The Right Questions - which lessons learned

Learning from mistakes

When our self-induced bombardment came to an end and it was obvious we were both not only alive but also unharmed, we spent a few precious seconds enjoying the quiet.  After our short pause, we decided to walk back to the site and review our procedures before moving onto the next cache of weaponry.  It was obvious that we had some important lessons to learn.

“It’s fine to celebrate success but it is more important to heed the lessons of failure.” 

Bill Gates

The process of planning, looking at options and making decisions does not stop. We may start with a more in-depth planning process but we will constantly be making new decisions, reviewing our progress and adapting our plans. This is why the cycle of decision making never stops as we see in the illustration below.
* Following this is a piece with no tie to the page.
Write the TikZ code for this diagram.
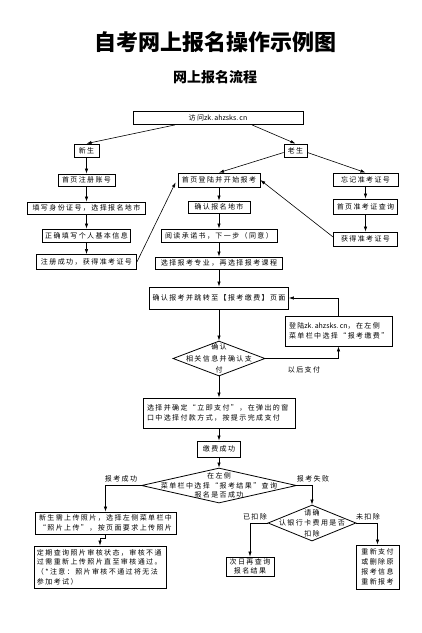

At the beginning when we looked at the ‘Where’ question we acknowledged that we see things with greater clarity and detail depending on the event horizon, how far or near something is to us. In this way, even our overall vision can evolve over time as we begin to see the destination with greater clarity. Therefore, as we move forward we need to take time to pause and reassess our plans as we go.

Constant change requires constant reflection and improvement

The world and our situation are constantly changing.  We need flexibility in order to adapt as we go. Sometimes this happens through subtle transformation, sometimes through more formal change management.  However we do it, if we want to learn and be more effective, we need a process of reviewing our actions and decisions.
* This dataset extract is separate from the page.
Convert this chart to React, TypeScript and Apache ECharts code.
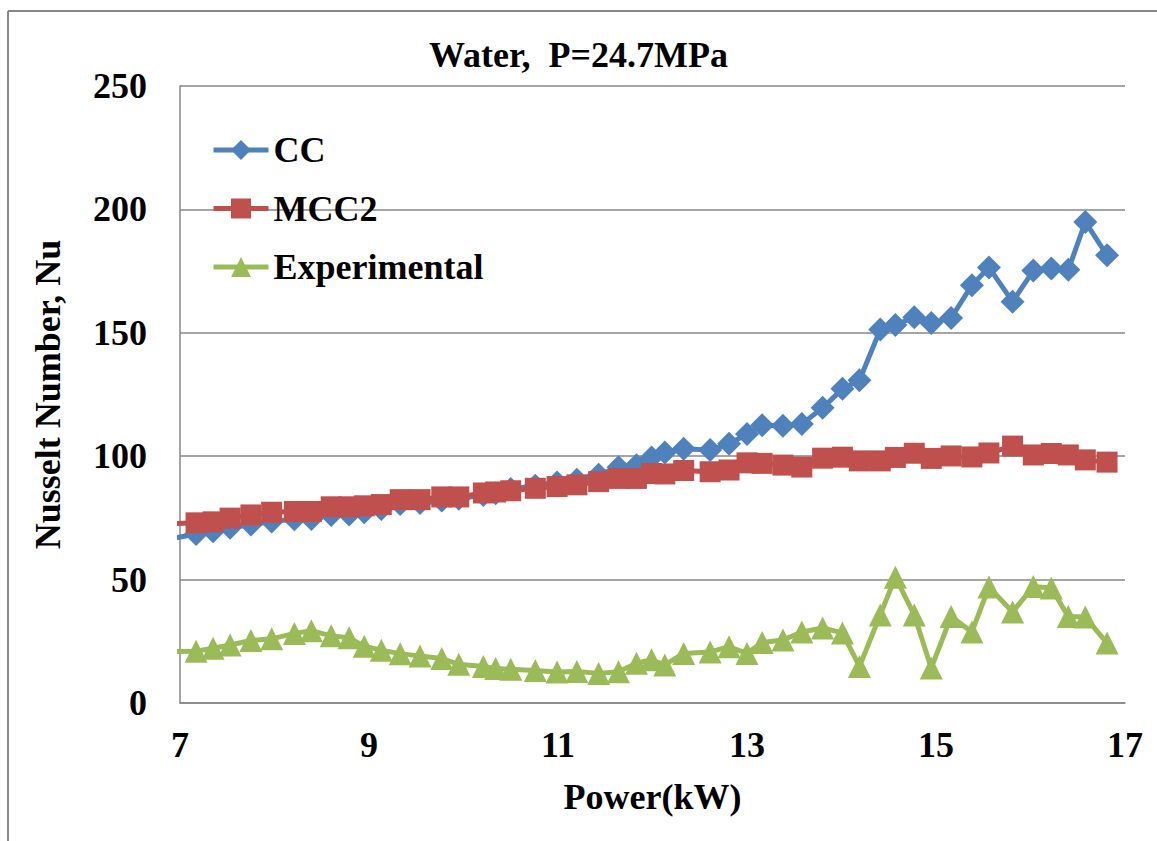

This can be just taking an objective pause to reflect in the decision-making process, as happens under the ‘which’ step within The Right Questions framework.

Some pauses may be longer than others. We need pit stops on top of the end of race review; time out huddles, as well as the big post-match, debrief.  It is worth planning these in through the life of a project. Sometimes it is hard to stop to review because we feel we should be getting on with something.  At times like this, we need to remember progress is no good if it is in the wrong direction.  We need to take time to stop and check.

In the end, when we need a post-project review, it is easy to put it in the programme but requires real discipline to actually do it.  It can be hard to enforce a time of reflection at a time when people just want to celebrate or they just want to move on it to the next thing.  Once you have achieved a goal, especially when it goes well, the temptation is to skip over the review.  Don’t. There are always important things to learn at this stage. If you discuss them and record them, then others can learn from your experiences too. 

History may repeat itself because people fail to read history, but don’t be guilty of not giving people the chance to learn in the first place. Take the time out to share.

Whatever point in our journey we have reached, after a review we can decide which things in our plan need to change and which things remain the same.  Most importantly we can identify success and plan to build on it.

Failing is just learning to succeed

What about things that did not go so well?  We can be afraid of failure and afraid to admit it when we do fail, therefore we need to change the way we see things when they don’t go to plan. If something has gone wrong then we can turn it into a learning opportunity.

Thomas Edison, the great empirical inventor, knew the value of learning from apparent failure. He had thousands of attempts to create an effective electric light bulb, but those that did not work he did not consider failures, just as positive proofs of how not to make a light bulb!  Even after his initial patent, he continued to refine his light bulb design for decades afterwards.  His approach to reviewing and applying lessons was lifelong and contributed to him being the fourth most prolific inventor in history.  Edison said:

“Many of life’s failures are people who did not realize how close they were to success when they gave up.”

Thomas Edison

And that is a good lesson to end with. Not to give up, never to give in, no matter what the challenges are.

Reflection Question: Have you had any heroic failures that you have learned from?